EX) Speech recognition of an audio recording

Machine Translation

The program has to convert a sequence of symbols in some language into that in another language.

EX) Korean -> English

Structured Output

This kind of tasks involve any task where the output is a vector (or other data structure containing multiple values) with important relationships between the different elements. Transcription and translation tasks are also structured output tasks.

Anomaly Detection

The program has to shift through a set of events/objects and flag them if they are unusual/atypical.

Synthesis and Sampling

The program has to generate new examples that are similar to the given examples. There is no single correct output for each input.

EX) The program emits an audio waveform containing a spoken version of the given sentence.

Imputation of Missing Values

The program has to predict the values of the missing entries in a given example.

Density Estimation / Probability Mass Function Estimation

Denoising

The program has to predict the clean version of the corrupted example.

The Performance Measure, *P

Performance is a quantitative measure of how well the model carries out the task.

The accuracy, the proportion of examples for which the model produces the correct output, of the model is often measured for classification type of tasks. We can use the error rate or the 0-1 loss for equivalent information.
For tasks such as density estimation, the most common approach is to report the average log-probability the model assigns to some examples.

In many cases, it is complicated but is important to design a good aproximation to the deired criterion for measuring performance.

The Experience, *E

Most machine learning algorithms simply experience a dataset.
A dataset can be described with a design matrix, which is a matrix containing a different example in each row. Each column of a design matrix corresponds to a different feature.
Machine learning algorithms can be broadly categorized as unsupervised or supervised by what kind of experience they are allowed to have during the learning process.

Unsupervised Learning

Algorithms experience a dataset containing a large number of features, and then learn useful properties of the structure of the dataset.
Density estimation in support of other tasks is usually considered unsupervised learning.

Supervised Learning

Algorithms experience a dataset with a label/target associated with each example, and then learn to predict an output from an input. The design matrix also includes label/target in supervised learning.

Traditionally, regression, classification, and structured output tasks are considered supervised learning problems.

Capacity, Overfitting, and Underfitting

Generalization is the ability to perform well on new inputs.
In machine learning, we want to minimize the generalization error(test error) as well as the training error. We typically estimate the generalization error of a machine learning model by measuring its performance on a test set of examples that were collected separately from the training set.
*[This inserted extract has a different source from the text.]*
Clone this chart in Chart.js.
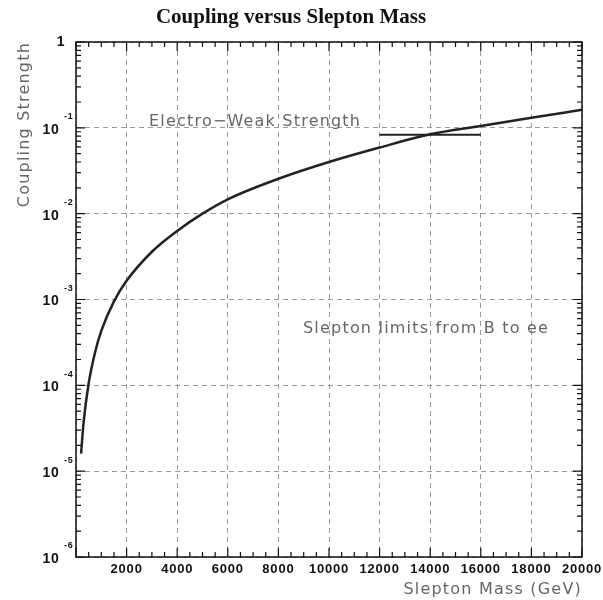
<!DOCTYPE html>
<html lang="en">
<head>
    <meta charset="UTF-8">
    <title>Coupling versus Slepton Mass</title>
    <script src="https://cdn.jsdelivr.net/npm/chart.js"></script>
    <style>
        html, body { margin: 0; padding: 0; background: #fff; }
        #wrap { width: 603px; height: 600px; }
    </style>
</head>
<body>
    <div id="wrap"><canvas id="couplingChart" width="603" height="600"></canvas></div>

    <script>
        // Slepton mass (GeV) and the coupling strength limit from B -> ee
        const massGeV = [200, 300, 500, 750, 1000, 1500, 2000, 3000, 4000, 5000, 6000,
                         8000, 10000, 12000, 14000, 16000, 18000, 20000];
        const coupling = [1.6e-5, 3.7e-5, 1.05e-4, 2.4e-4, 4.3e-4, 9.5e-4, 1.65e-3, 3.6e-3,
                          6.3e-3, 1.0e-2, 1.47e-2, 2.55e-2, 4.0e-2, 5.9e-2, 8.4e-2,
                          1.05e-1, 1.31e-1, 1.62e-1];

        // Electro-weak strength reference segment
        const ewMass = [12000, 16000];
        const ewStrength = [0.083, 0.083];

        // Axis tick labels
        const massTicks = [2000, 4000, 6000, 8000, 10000, 12000, 14000, 16000, 18000, 20000];
        const decadeValues = [1, 1e-1, 1e-2, 1e-3, 1e-4, 1e-5, 1e-6];
        const decadeExponents = ['', '-1', '-2', '-3', '-4', '-5', '-6'];

        const gridStyle = { color: '#9a9a9a', lineWidth: 1, drawTicks: false };
        const gridDash = [5, 4];

        // ROOT-like frame: inward ticks on all sides, labels, titles and text
        const framePlugin = {
            id: 'frame',
            afterDraw(chart) {
                const ctx = chart.ctx;
                const area = chart.chartArea;
                const xs = chart.scales.x;
                const ys = chart.scales.y;
                ctx.save();

                // frame
                ctx.strokeStyle = '#111';
                ctx.lineWidth = 1.5;
                ctx.strokeRect(area.left, area.top, area.right - area.left, area.bottom - area.top);

                // x ticks, every 500 GeV
                ctx.lineWidth = 1.2;
                ctx.beginPath();
                for (let m = 0; m <= 20000; m += 500) {
                    const px = xs.getPixelForValue(m);
                    const len = (m % 2000 === 0) ? 9 : 5;
                    ctx.moveTo(px, area.bottom); ctx.lineTo(px, area.bottom - len);
                    ctx.moveTo(px, area.top); ctx.lineTo(px, area.top + len);
                }
                // y ticks, decades plus 2..9 in between
                for (let e = -6; e <= 0; e++) {
                    for (let k = 1; k <= 9; k++) {
                        const v = k * Math.pow(10, e);
                        if (v > 1) break;
                        const py = ys.getPixelForValue(v);
                        const len = (k === 1) ? 9 : 5;
                        ctx.moveTo(area.left, py); ctx.lineTo(area.left + len, py);
                        ctx.moveTo(area.right, py); ctx.lineTo(area.right - len, py);
                    }
                }
                ctx.stroke();

                // x tick labels
                ctx.fillStyle = '#111';
                ctx.font = 'bold 13px "Liberation Sans", Arial, sans-serif';
                ctx.letterSpacing = '0.8px';
                ctx.textAlign = 'center';
                ctx.textBaseline = 'middle';
                massTicks.forEach(m => {
                    ctx.fillText(String(m), xs.getPixelForValue(m), area.bottom + 12);
                });

                // y tick labels with exponent
                decadeValues.forEach((v, i) => {
                    const py = ys.getPixelForValue(v);
                    ctx.font = 'bold 14px "Liberation Sans", Arial, sans-serif';
                    ctx.textAlign = 'center';
                    if (decadeExponents[i] === '') {
                        ctx.fillText('1', 61, py);
                        return;
                    }
                    ctx.fillText('10', 51, py + 2);
                    ctx.font = 'bold 9px "Liberation Sans", Arial, sans-serif';
                    ctx.textAlign = 'left';
                    ctx.fillText(decadeExponents[i], 64, py - 11);
                });
                ctx.letterSpacing = '0px';

                // chart title
                ctx.fillStyle = '#111';
                ctx.font = 'bold 21px "Liberation Serif", "Times New Roman", serif';
                ctx.textAlign = 'center';
                ctx.fillText('Coupling versus Slepton Mass', 291, 18);

                // axis titles
                ctx.fillStyle = '#666';
                ctx.font = '16px "DejaVu Sans", sans-serif';
                ctx.letterSpacing = '1.2px';
                ctx.textAlign = 'right';
                ctx.fillText('Slepton Mass (GeV)', area.right, 590);
                ctx.save();
                ctx.translate(25, area.top);
                ctx.rotate(-Math.PI / 2);
                ctx.textAlign = 'right';
                ctx.fillText('Coupling Strength', 0, 0);
                ctx.restore();

                // annotations
                ctx.textAlign = 'left';
                ctx.fillText('Electro\u2212Weak Strength', 149, 122);
                ctx.fillText('Slepton limits from B to ee', 303, 329);
                ctx.letterSpacing = '0px';

                ctx.restore();
            }
        };

        const ctx = document.getElementById('couplingChart').getContext('2d');
        const couplingChart = new Chart(ctx, {
            type: 'line',
            data: {
                datasets: [{
                    label: 'Slepton limits from B to ee',
                    data: massGeV.map((m, i) => ({ x: m, y: coupling[i] })),
                    borderColor: '#222',
                    borderWidth: 2.5,
                    pointRadius: 0,
                    cubicInterpolationMode: 'monotone',
                    fill: false
                }, {
                    label: 'Electro-Weak Strength',
                    data: ewMass.map((m, i) => ({ x: m, y: ewStrength[i] })),
                    borderColor: '#222',
                    borderWidth: 2,
                    pointRadius: 0,
                    fill: false
                }]
            },
            options: {
                responsive: false,
                animation: false,
                layout: { padding: { left: 76, right: 21, top: 42, bottom: 43 } },
                plugins: {
                    legend: { display: false },
                    tooltip: { enabled: false }
                },
                scales: {
                    x: {
                        type: 'linear',
                        min: 0,
                        max: 20000,
                        ticks: { display: false, stepSize: 2000 },
                        grid: gridStyle,
                        border: { display: false, dash: gridDash }
                    },
                    y: {
                        type: 'logarithmic',
                        min: 1e-6,
                        max: 1,
                        afterBuildTicks: axis => {
                            axis.ticks = decadeValues.map(v => ({ value: v }));
                        },
                        ticks: { display: false },
                        grid: gridStyle,
                        border: { display: false, dash: gridDash }
                    }
                }
            },
            plugins: [framePlugin]
        });
    </script>
</body>
</html>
Making the i.i.d. assumptions(1) the examples in the each dataset are independent from each other 2) the training set and test set are identically distributed), it is possible to describe the data-generating process with a probability distribution over a single example, calling it the data-generating distribution. By doing so, mathematically study the relationship between training error andtest error.

Thus, we can improve performance of the ML algorithm by

1) making the training error small
2) making the gap between the training and test error small

If the training error is not sufficiently low, the model is underfitted.
On the other hand, if the training error is low enough but the gap between the training error and the test error is too large, the model is overfitted.

We can control whether a model is more likely to overfit or underfit by altering its capacity, an ability to fit a wide variety of functions.
One way to control the capacity of a learning algorithm is by choosing its hypothesis space, the set of functions that the learning algorithm is allowed to select as being the solution.

EX) generalizing linear regression to include polynomials by changing the number of input features and adding parameters

The capacity of the model can be quantified with Vapnik-Chervonenkis dimension. The VC dimension measures the capacity of a binary classifier. The VC dimension is the largest possible number of the training set m, each of it having different x examples that the classifier can label arbitrarily.

By quantifying the capacity, we can see that the discrepancy between training error and generalization(test) error is bounded from above, and the bound goes up as the model capacity grows, but comes down as the number of training examples increases.
Expected generalization error can never increase as the number of training examples increases. For nonparametric (learning model with no previously fixed parameters) models, more data yield better generalization until the best possible error is achieved. Any fixed parametric model with less than optimal capacity will asymptote to an error value that exceeds the Bayes error(The error incurred by an oracle making predictions from the true distribution p(x, y)).
As the training size increases to infinity, the training error of any fixed-capacity model must rise to at least the Bayes error. As the training set size increases, the optimal capacity increases. The optimal capacity plateaus after reaching sufficient complexity to solve the task.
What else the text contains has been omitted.